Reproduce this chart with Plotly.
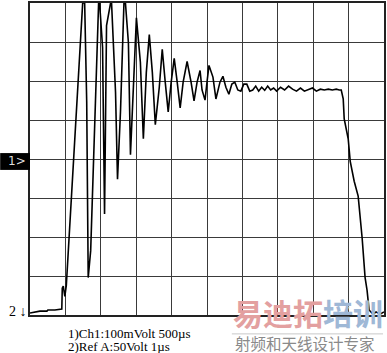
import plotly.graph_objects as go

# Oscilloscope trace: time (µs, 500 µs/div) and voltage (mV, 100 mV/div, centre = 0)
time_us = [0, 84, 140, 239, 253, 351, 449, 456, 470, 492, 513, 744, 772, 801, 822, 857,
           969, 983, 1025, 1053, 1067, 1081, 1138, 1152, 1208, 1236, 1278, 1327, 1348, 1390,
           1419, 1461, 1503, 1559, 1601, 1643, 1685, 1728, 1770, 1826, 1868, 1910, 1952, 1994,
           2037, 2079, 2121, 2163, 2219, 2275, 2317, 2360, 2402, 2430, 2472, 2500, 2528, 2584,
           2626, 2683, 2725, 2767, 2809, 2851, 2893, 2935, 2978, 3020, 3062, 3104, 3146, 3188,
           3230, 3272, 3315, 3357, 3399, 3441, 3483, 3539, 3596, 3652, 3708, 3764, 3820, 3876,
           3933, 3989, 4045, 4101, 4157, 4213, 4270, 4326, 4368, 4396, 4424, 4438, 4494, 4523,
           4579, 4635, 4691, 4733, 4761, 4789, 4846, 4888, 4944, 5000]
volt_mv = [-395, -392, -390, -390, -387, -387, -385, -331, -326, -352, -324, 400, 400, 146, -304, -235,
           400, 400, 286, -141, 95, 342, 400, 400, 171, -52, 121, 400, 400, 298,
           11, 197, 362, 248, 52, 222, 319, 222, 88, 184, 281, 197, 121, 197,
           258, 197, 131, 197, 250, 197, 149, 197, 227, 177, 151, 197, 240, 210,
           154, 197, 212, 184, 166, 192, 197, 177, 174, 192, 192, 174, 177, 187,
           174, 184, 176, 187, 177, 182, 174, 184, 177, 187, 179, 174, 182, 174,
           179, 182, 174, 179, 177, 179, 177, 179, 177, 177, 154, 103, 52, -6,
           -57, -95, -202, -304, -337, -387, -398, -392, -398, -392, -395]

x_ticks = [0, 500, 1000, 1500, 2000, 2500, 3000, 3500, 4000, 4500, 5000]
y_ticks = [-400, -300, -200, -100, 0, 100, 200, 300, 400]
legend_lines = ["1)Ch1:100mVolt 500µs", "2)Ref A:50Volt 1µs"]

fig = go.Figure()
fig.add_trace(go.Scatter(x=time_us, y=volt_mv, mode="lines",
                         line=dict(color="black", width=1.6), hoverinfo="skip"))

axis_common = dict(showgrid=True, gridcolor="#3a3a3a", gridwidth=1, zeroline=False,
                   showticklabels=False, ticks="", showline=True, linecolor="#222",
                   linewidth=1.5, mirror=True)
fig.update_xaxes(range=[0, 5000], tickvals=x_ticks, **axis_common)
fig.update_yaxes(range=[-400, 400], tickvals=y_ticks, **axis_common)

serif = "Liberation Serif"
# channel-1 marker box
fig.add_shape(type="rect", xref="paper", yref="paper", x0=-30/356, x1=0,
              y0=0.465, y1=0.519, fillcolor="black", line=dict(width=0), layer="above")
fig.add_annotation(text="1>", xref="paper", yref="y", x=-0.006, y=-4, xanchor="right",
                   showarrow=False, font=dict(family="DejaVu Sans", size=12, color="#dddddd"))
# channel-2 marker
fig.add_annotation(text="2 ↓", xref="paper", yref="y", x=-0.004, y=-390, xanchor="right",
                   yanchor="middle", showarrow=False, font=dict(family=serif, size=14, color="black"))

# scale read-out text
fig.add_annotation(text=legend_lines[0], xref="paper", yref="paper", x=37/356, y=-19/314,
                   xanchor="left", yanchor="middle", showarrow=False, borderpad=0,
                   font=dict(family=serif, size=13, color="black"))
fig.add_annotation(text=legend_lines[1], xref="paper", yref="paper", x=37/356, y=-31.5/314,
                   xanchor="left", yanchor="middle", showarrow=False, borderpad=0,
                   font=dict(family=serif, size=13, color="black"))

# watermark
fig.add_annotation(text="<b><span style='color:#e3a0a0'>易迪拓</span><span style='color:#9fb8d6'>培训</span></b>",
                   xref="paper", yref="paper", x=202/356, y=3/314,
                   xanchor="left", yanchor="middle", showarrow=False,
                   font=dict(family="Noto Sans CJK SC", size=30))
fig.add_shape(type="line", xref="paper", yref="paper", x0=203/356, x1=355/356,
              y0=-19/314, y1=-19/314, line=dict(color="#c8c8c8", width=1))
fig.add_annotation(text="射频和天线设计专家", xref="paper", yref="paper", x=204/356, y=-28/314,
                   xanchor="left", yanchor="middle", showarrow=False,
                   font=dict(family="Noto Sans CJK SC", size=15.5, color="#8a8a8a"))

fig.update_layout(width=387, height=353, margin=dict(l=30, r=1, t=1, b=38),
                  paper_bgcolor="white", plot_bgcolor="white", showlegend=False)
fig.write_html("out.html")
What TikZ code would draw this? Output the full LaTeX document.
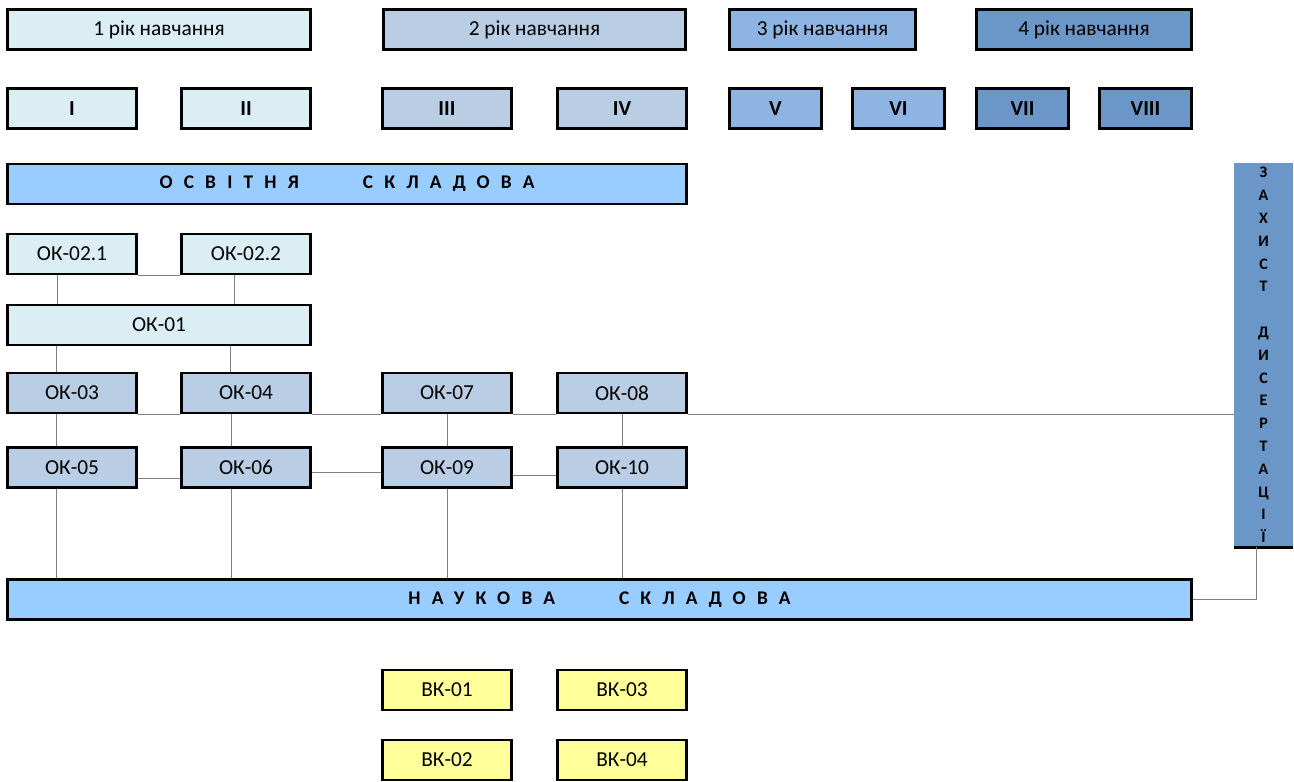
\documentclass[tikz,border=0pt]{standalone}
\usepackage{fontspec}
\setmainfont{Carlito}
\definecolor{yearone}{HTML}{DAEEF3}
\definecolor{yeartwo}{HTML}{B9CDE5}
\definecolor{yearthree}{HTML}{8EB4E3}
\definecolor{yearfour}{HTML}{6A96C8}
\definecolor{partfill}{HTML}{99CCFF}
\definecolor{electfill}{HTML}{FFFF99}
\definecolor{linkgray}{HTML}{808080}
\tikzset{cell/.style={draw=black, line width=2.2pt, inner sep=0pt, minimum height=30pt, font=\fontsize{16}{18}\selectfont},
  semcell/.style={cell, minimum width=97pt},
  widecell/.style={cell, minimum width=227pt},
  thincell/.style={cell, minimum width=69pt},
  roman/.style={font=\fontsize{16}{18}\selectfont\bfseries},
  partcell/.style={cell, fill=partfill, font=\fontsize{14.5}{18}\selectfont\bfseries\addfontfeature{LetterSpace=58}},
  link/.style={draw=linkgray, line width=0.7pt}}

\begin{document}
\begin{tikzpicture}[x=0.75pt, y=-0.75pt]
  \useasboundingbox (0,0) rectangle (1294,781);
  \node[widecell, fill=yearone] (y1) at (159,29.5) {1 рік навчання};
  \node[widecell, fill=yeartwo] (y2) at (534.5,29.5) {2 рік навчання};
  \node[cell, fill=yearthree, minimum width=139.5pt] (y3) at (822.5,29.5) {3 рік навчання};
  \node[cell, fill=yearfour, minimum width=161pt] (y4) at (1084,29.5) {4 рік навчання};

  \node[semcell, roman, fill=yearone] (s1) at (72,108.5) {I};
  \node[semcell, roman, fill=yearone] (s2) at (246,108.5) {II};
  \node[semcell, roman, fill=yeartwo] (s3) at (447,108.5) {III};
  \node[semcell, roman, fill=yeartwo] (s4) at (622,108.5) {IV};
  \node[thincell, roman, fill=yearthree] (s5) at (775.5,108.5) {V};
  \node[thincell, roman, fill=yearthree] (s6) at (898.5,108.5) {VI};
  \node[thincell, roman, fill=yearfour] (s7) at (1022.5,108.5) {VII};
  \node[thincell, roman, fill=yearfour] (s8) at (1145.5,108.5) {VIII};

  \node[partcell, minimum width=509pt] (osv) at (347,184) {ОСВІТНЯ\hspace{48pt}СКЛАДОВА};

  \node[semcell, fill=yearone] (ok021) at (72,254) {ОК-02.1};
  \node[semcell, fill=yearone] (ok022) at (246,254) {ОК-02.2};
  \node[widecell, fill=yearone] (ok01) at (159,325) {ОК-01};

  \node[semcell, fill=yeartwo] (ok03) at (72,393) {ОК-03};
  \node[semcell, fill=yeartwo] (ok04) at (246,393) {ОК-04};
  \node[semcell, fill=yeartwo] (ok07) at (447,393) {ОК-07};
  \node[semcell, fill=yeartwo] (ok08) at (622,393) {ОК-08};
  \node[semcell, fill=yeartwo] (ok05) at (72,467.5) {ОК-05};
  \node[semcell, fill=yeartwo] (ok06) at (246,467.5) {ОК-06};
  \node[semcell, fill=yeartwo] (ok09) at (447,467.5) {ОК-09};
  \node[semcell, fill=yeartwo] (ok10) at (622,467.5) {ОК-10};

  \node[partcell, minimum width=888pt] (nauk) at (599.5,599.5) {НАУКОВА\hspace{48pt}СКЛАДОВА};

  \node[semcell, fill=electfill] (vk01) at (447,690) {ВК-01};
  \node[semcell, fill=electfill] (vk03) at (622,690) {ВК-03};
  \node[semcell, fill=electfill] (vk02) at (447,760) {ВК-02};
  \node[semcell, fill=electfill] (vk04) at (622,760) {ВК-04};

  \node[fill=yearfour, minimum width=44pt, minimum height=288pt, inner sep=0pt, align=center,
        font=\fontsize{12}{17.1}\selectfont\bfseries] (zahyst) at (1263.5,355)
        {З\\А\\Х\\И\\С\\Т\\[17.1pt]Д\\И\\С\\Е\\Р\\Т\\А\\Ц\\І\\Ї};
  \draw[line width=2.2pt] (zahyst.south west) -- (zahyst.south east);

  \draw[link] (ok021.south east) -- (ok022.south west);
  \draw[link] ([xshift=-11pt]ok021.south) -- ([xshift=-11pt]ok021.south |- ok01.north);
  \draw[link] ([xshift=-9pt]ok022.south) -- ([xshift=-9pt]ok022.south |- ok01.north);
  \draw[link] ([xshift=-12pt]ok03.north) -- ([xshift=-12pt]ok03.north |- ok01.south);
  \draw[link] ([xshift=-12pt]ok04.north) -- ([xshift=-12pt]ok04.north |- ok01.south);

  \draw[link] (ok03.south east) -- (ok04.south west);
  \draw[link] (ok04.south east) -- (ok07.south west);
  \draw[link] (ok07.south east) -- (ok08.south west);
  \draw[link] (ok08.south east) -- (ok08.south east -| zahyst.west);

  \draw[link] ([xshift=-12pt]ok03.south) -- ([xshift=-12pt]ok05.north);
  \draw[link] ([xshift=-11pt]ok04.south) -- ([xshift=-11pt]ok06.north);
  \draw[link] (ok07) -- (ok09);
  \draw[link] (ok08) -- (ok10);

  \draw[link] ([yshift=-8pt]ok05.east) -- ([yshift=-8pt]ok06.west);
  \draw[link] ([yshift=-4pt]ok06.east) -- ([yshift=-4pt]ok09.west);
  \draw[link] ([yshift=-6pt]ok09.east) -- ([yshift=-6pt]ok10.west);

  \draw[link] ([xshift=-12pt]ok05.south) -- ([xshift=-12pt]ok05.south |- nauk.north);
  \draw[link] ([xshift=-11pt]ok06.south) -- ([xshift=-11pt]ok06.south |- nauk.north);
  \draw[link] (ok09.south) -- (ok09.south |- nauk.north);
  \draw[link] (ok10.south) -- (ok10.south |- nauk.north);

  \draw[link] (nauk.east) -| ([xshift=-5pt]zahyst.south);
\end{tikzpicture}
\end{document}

▶ [Exercise aim]:
Set down word for word the lines from the first entry through the line with "import plotly.graph_objects as go", both included, omitting pictures.

▶ [Result below]:
Reproduce this chart with Plotly.
import plotly.graph_objects as go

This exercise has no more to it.